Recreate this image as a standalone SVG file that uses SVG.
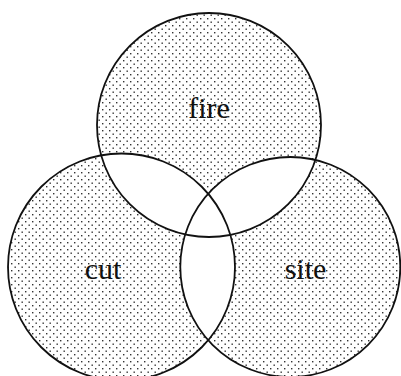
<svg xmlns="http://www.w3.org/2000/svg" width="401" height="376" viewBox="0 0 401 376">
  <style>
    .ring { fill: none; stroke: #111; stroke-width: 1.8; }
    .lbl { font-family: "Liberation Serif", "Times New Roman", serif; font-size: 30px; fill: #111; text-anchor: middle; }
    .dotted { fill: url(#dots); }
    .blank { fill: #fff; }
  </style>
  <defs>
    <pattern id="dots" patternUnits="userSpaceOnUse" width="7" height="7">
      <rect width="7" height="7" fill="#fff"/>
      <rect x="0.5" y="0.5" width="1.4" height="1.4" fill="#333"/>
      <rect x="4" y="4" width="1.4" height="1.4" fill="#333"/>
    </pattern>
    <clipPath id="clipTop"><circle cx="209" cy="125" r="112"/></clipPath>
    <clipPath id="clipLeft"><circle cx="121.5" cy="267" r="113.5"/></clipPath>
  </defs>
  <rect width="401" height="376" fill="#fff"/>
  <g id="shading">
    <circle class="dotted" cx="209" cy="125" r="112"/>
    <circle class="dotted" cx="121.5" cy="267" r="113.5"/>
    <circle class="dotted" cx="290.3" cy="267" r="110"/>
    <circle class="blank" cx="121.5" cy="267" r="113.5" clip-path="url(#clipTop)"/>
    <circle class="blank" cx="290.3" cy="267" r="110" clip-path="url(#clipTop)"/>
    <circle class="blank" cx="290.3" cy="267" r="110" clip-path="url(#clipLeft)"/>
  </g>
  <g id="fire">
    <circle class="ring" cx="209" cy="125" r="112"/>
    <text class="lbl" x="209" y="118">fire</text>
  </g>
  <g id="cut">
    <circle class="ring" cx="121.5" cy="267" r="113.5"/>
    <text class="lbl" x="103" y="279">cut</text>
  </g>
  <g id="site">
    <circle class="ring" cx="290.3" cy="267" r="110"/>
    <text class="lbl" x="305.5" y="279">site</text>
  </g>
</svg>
_ _ _ _
• _Set problem_:
Produce an exact copy of each line of data, skipping embedded images.

• _Answer to the problem_:
Recreate this image as a standalone SVG file that uses SVG.
<svg xmlns="http://www.w3.org/2000/svg" width="401" height="376" viewBox="0 0 401 376">
  <style>
    .ring { fill: none; stroke: #111; stroke-width: 1.8; }
    .lbl { font-family: "Liberation Serif", "Times New Roman", serif; font-size: 30px; fill: #111; text-anchor: middle; }
    .dotted { fill: url(#dots); }
    .blank { fill: #fff; }
  </style>
  <defs>
    <pattern id="dots" patternUnits="userSpaceOnUse" width="7" height="7">
      <rect width="7" height="7" fill="#fff"/>
      <rect x="0.5" y="0.5" width="1.4" height="1.4" fill="#333"/>
      <rect x="4" y="4" width="1.4" height="1.4" fill="#333"/>
    </pattern>
    <clipPath id="clipTop"><circle cx="209" cy="125" r="112"/></clipPath>
    <clipPath id="clipLeft"><circle cx="121.5" cy="267" r="113.5"/></clipPath>
  </defs>
  <rect width="401" height="376" fill="#fff"/>
  <g id="shading">
    <circle class="dotted" cx="209" cy="125" r="112"/>
    <circle class="dotted" cx="121.5" cy="267" r="113.5"/>
    <circle class="dotted" cx="290.3" cy="267" r="110"/>
    <circle class="blank" cx="121.5" cy="267" r="113.5" clip-path="url(#clipTop)"/>
    <circle class="blank" cx="290.3" cy="267" r="110" clip-path="url(#clipTop)"/>
    <circle class="blank" cx="290.3" cy="267" r="110" clip-path="url(#clipLeft)"/>
  </g>
  <g id="fire">
    <circle class="ring" cx="209" cy="125" r="112"/>
    <text class="lbl" x="209" y="118">fire</text>
  </g>
  <g id="cut">
    <circle class="ring" cx="121.5" cy="267" r="113.5"/>
    <text class="lbl" x="103" y="279">cut</text>
  </g>
  <g id="site">
    <circle class="ring" cx="290.3" cy="267" r="110"/>
    <text class="lbl" x="305.5" y="279">site</text>
  </g>
</svg>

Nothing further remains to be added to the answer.